Lacordaire disait qu’« entre le fort et le faible, entre le riche et le pauvre, entre le maître et le serviteur, c’est la liberté qui opprime, et la loi qui affranchit ». Il en va un peu de même en matière de langue : c’est la connaissance de la langue standard, c’est son enseignement à tous qui peuvent permettre de réduire, même de surmonter, la discrimination sociale.

9. La Politique de l’emprunt linguistique n’est pas à l’abri de la tautologie. C’est ainsi qu’on y affirme qu’« un emprunt en usage en français au Québec est accepté […] s’il est non récent, généralisé, implanté et qu’il est légitimé ». Si un emprunt est généralisé, c’est qu’il est implanté ; et s’il est implanté, on peut croire qu’il est généralisé. On comprend mal le subtil distinguo par lequel on nous invite « à ne pas confondre emprunt généralisé et emprunt implanté » (p. 25).

10. Parmi les problèmes conceptuels que contient le document, je mentionnerai aussi cette contradiction : on définit un emprunt généralisé comme « employé par une grande proportion, voire la majorité des locutrices et des locuteurs d’une collectivité » (p. 25) mais au paragraphe suivant on écrit qu’un emprunt peut être « généralisé dans le corpus documentaire consulté », ce qui réduit considérablement le spectre de la généralisation. Cette contradiction met en lumière toute l’ambigüité de la démarche de l’Office : l’Office devrait s’occuper en priorité des vocabulaires techniques, pas de la langue de tous les jours (le gouvernement québécois a justement subventionné à coups de millions un dictionnaire, Usito,  basé à Sherbrooke, pour rendre compte de la langue générale). Et il est alors normal qu’un emprunt spécialisé n’apparaisse que dans un corpus documentaire technique (langue écrite) et qu’il ne soit pas employé « par une grande proportion, voire la majorité des locuteurs » (langue parlée).

11. Le document donne indistinctement comme exemples des mots québécois empruntés surtout à l’anglais, quelques fois à des langues autochtones, mais aussi des mots admis depuis longtemps dans les dictionnaires généraux du français. Ils y ont été admis avant même que l’Office existe. On n’a par conséquent jamais demandé à l’Office de se prononcer sur les mots slalom (attesté en français depuis 1905), manitou (1627), toundra (1876), etc., et on se demande ce qu’ils viennent faire dans un énoncé de politique consacré aux emprunts en français québécois.

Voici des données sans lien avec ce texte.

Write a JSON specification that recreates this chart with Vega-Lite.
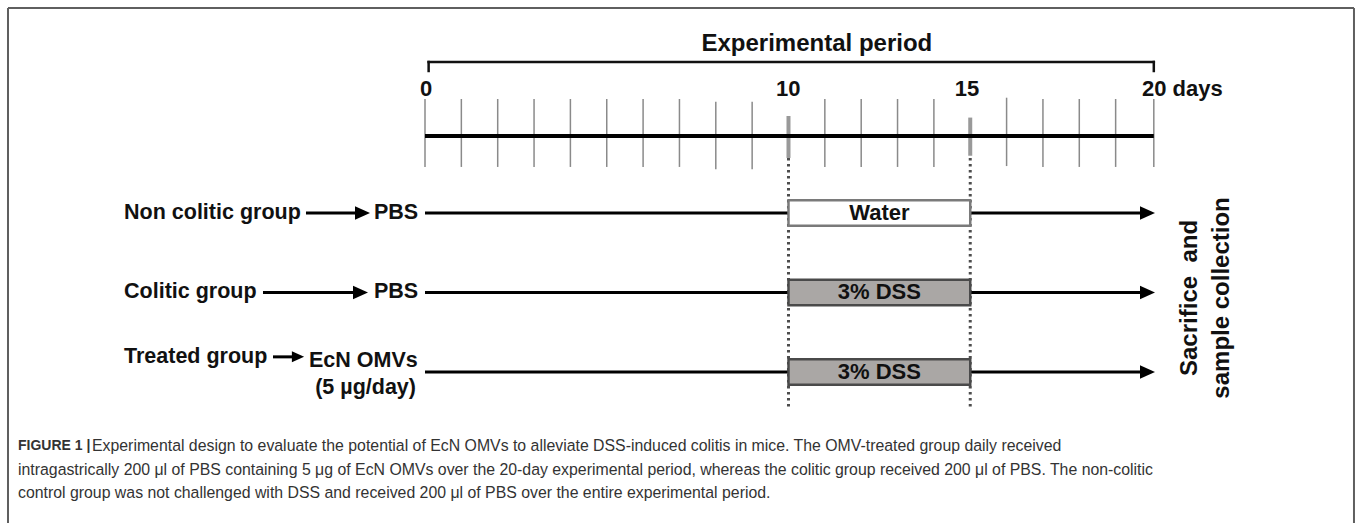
{
  "$schema": "https://vega.github.io/schema/vega-lite/v6.json",
  "width": 1357,
  "height": 525,
  "autosize": {"type": "fit", "contains": "padding"},
  "padding": 0,
  "background": "white",
  "config": {"view": {"stroke": null}, "text": {"font": "Liberation Sans"}},
  "encoding": {
    "x": {"field": "day", "type": "quantitative", "axis": null, "scale": {"domain": [-11.692, 25.64], "nice": false, "zero": false}},
    "y": {"field": "lane", "type": "quantitative", "axis": null, "scale": {"domain": [-1.679, 4.925], "nice": false, "zero": false, "reverse": true}}
  },
  "layer": [
    {
      "data": {"values": [
        {"part": "top", "day": -11.472, "day2": 25.557, "lane": -1.579, "lane2": -1.579},
        {"part": "left", "day": -11.472, "day2": -11.472, "lane": -1.579, "lane2": 4.899},
        {"part": "right", "day": 25.557, "day2": 25.557, "lane": -1.579, "lane2": 4.899}
      ]},
      "mark": {"type": "rule", "color": "#5f5f5f", "strokeWidth": 2},
      "encoding": {"x2": {"field": "day2"}, "y2": {"field": "lane2"}}
    },
    {
      "data": {"values": [
        {"day": 0.1, "day2": 20.05, "lane": -0.899, "lane2": -0.899},
        {"day": 0.1, "day2": 0.1, "lane": -0.899, "lane2": -0.786},
        {"day": 20.05, "day2": 20.05, "lane": -0.899, "lane2": -0.786}
      ]},
      "mark": {"type": "rule", "color": "#111", "strokeWidth": 2.5, "strokeCap": "square"},
      "encoding": {"x2": {"field": "day2"}, "y2": {"field": "lane2"}}
    },
    {
      "data": {"values": [
        {"day": 0, "lane": -0.434, "lane2": 0.421},
        {"day": 1, "lane": -0.434, "lane2": 0.421},
        {"day": 2, "lane": -0.434, "lane2": 0.421},
        {"day": 3, "lane": -0.434, "lane2": 0.421},
        {"day": 4, "lane": -0.434, "lane2": 0.421},
        {"day": 5, "lane": -0.434, "lane2": 0.421},
        {"day": 6, "lane": -0.434, "lane2": 0.421},
        {"day": 7, "lane": -0.434, "lane2": 0.421},
        {"day": 8, "lane": -0.4, "lane2": 0.45},
        {"day": 9, "lane": -0.4, "lane2": 0.45},
        {"day": 11, "lane": -0.434, "lane2": 0.421},
        {"day": 12, "lane": -0.434, "lane2": 0.421},
        {"day": 13, "lane": -0.434, "lane2": 0.421},
        {"day": 14, "lane": -0.434, "lane2": 0.421},
        {"day": 16, "lane": -0.45, "lane2": 0.41},
        {"day": 17, "lane": -0.434, "lane2": 0.421},
        {"day": 18, "lane": -0.434, "lane2": 0.421},
        {"day": 19, "lane": -0.434, "lane2": 0.421},
        {"day": 20.05, "lane": -0.434, "lane2": 0.421}
      ]},
      "mark": {"type": "rule", "color": "#8a8a8a", "strokeWidth": 1.5},
      "encoding": {"y2": {"field": "lane2"}}
    },
    {
      "data": {"values": [{"day": 10, "lane": 0.308, "lane2": 3.44}, {"day": 15, "lane": 0.308, "lane2": 3.44}]},
      "mark": {"type": "rule", "color": "#4d4d4d", "strokeWidth": 3, "strokeDash": [2.5, 3.5]},
      "encoding": {"y2": {"field": "lane2"}}
    },
    {
      "data": {"values": [{"day": 10, "lane": -0.22, "lane2": 0.308}, {"day": 15, "lane": -0.2, "lane2": 0.28}]},
      "mark": {"type": "rule", "color": "#999999", "strokeWidth": 4},
      "encoding": {"y2": {"field": "lane2"}}
    },
    {
      "data": {"values": [{"day": 0, "day2": 20.05, "lane": 0.031}]},
      "mark": {"type": "rule", "color": "#000", "strokeWidth": 4},
      "encoding": {"x2": {"field": "day2"}}
    },
    {
      "data": {"values": [
        {"group": "Non colitic", "day": 0, "day2": 19.9, "lane": 1.0},
        {"group": "Colitic", "day": 0, "day2": 19.9, "lane": 2.0},
        {"group": "Treated", "day": 0, "day2": 19.9, "lane": 3.0},
        {"group": "Non colitic", "day": -3.274, "day2": -1.75, "lane": 1.0},
        {"group": "Colitic", "day": -4.457, "day2": -1.8, "lane": 2.0},
        {"group": "Treated", "day": -4.182, "day2": -3.5, "lane": 2.81}
      ]},
      "mark": {"type": "rule", "color": "#000", "strokeWidth": 3},
      "encoding": {"x2": {"field": "day2"}}
    },
    {
      "data": {"values": [
        {"group": "Non colitic", "day": -1.719, "lane": 1.0, "head": "large"},
        {"group": "Colitic", "day": -1.774, "lane": 2.0, "head": "large"},
        {"group": "Treated", "day": -3.494, "lane": 2.81, "head": "small"},
        {"group": "Non colitic", "day": 19.876, "lane": 1.0, "head": "large"},
        {"group": "Colitic", "day": 19.876, "lane": 2.0, "head": "large"},
        {"group": "Treated", "day": 19.876, "lane": 3.0, "head": "large"}
      ]},
      "mark": {"type": "point", "shape": "M-1,-0.9L1,0L-1,0.9Z", "filled": true, "color": "#000", "opacity": 1},
      "encoding": {"size": {"field": "head", "type": "nominal", "scale": {"domain": ["large", "small"], "range": [225, 150]}, "legend": null}}
    },
    {
      "data": {"values": [
        {"treatment": "Water", "day": 10, "day2": 15, "lane": 0.84, "lane2": 1.16},
        {"treatment": "3% DSS", "day": 10, "day2": 15, "lane": 1.84, "lane2": 2.16},
        {"treatment": "3% DSS", "day": 10, "day2": 15, "lane": 2.84, "lane2": 3.16}
      ]},
      "mark": {"type": "rect", "strokeWidth": 2.5},
      "encoding": {
        "x2": {"field": "day2"},
        "y2": {"field": "lane2"},
        "fill": {"field": "treatment", "type": "nominal", "scale": {"domain": ["Water", "3% DSS"], "range": ["#ffffff", "#aaa7a5"]}, "legend": null},
        "stroke": {"field": "treatment", "type": "nominal", "scale": {"domain": ["Water", "3% DSS"], "range": ["#7a7a7a", "#4a4a4a"]}, "legend": null}
      }
    },
    {
      "data": {"values": [
        {"label": "Water", "day": 12.5, "lane": 1.0},
        {"label": "3% DSS", "day": 12.5, "lane": 2.0},
        {"label": "3% DSS", "day": 12.5, "lane": 3.0}
      ]},
      "mark": {"type": "text", "fontSize": 22, "fontWeight": "bold", "color": "#111", "align": "center", "baseline": "middle"},
      "encoding": {"text": {"field": "label"}}
    },
    {
      "data": {"values": [
        {"label": "Non colitic group", "day": -8.28, "lane": 1.0},
        {"label": "Colitic group", "day": -8.28, "lane": 2.0},
        {"label": "Treated group", "day": -8.28, "lane": 2.81},
        {"label": "PBS", "day": -1.403, "lane": 1.0},
        {"label": "PBS", "day": -1.403, "lane": 2.0},
        {"label": "EcN OMVs", "day": -3.191, "lane": 2.86}
      ]},
      "mark": {"type": "text", "fontSize": 21.5, "fontWeight": "bold", "color": "#111", "align": "left", "baseline": "middle"},
      "encoding": {"text": {"field": "label"}}
    },
    {
      "data": {"values": [{"label": "(5 µg/day)", "day": -0.248, "lane": 3.2}]},
      "mark": {"type": "text", "fontSize": 21.5, "fontWeight": "bold", "color": "#111", "align": "right", "baseline": "middle"},
      "encoding": {"text": {"field": "label"}}
    },
    {
      "data": {"values": [
        {"label": "0", "day": 0.03, "lane": -0.56},
        {"label": "10", "day": 9.99, "lane": -0.56},
        {"label": "15", "day": 14.91, "lane": -0.56}
      ]},
      "mark": {"type": "text", "fontSize": 22, "fontWeight": "bold", "color": "#111", "align": "center", "baseline": "middle"},
      "encoding": {"text": {"field": "label"}}
    },
    {
      "data": {"values": [{"label": "20 days", "day": 19.725, "lane": -0.56}]},
      "mark": {"type": "text", "fontSize": 22, "fontWeight": "bold", "color": "#111", "align": "left", "baseline": "middle"},
      "encoding": {"text": {"field": "label"}}
    },
    {
      "data": {"values": [{"label": "Experimental period", "day": 10.78, "lane": -1.126}]},
      "mark": {"type": "text", "fontSize": 24, "fontWeight": "bold", "color": "#111", "align": "center", "baseline": "middle"},
      "encoding": {"text": {"field": "label"}}
    },
    {
      "data": {"values": [
        {"label": "Sacrifice\u00a0\u00a0and", "day": 21.05, "lane": 2.069},
        {"label": "sample collection", "day": 21.93, "lane": 2.069}
      ]},
      "mark": {"type": "text", "fontSize": 24, "fontWeight": "bold", "color": "#111", "align": "center", "baseline": "middle", "angle": 270},
      "encoding": {"text": {"field": "label"}}
    },
    {
      "data": {"values": [{"label": "FIGURE 1 |", "day": -11.197, "lane": 3.931}]},
      "mark": {"type": "text", "fontSize": 14, "fontWeight": "bold", "color": "#333", "align": "left", "baseline": "middle"},
      "encoding": {"text": {"field": "label"}}
    },
    {
      "data": {"values": [
        {"label": "Experimental design to evaluate the potential of EcN OMVs to alleviate DSS-induced colitis in mice. The OMV-treated group daily received", "day": -9.161, "lane": 3.931},
        {"label": "intragastrically 200 μl of PBS containing 5 μg of EcN OMVs over the 20-day experimental period, whereas the colitic group received 200 μl of PBS. The non-colitic", "day": -11.197, "lane": 4.233},
        {"label": "control group was not challenged with DSS and received 200 μl of PBS over the entire experimental period.", "day": -11.197, "lane": 4.522}
      ]},
      "mark": {"type": "text", "fontSize": 15.85, "color": "#333", "align": "left", "baseline": "middle"},
      "encoding": {"text": {"field": "label"}}
    }
  ]
}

12. La Politique de l’emprunt linguistique définit la langue standard comme l’« ensemble des faits linguistiques qui, etc. ». C’est comme si on définissait la médecine comme un ensemble de symptômes ou le droit comme un ensemble de jugements. Un siècle après le Cours de linguistique générale de Ferdinand de Saussure, après les travaux du Cercle linguistique de Prague sur la langue standard dans les années 1930, il est pitoyable de voir que l’Office se contente de définir la langue standard comme un ensemble de faits. Une langue standard, c’est une variété linguistique, un dialecte, qui est utilisée dans l’enseignement et comme langue de l’État. C’est un dialecte qui a réussi. Ou, comme on le dit souvent dans les cours d’introduction à la linguistique, c’est un dialecte doté d’une armée et d’une marine de guerre. Ce n’est pas un simple amoncellement de faits linguistiques.

J’espère que ces commentaires inciteront votre gouvernement à demander à l’Office québécois de la langue française de revoir son document Politique de l’emprunt linguistique.


Veuillez croire, Monsieur le Premier Ministre, à l’expression de ma haute considération.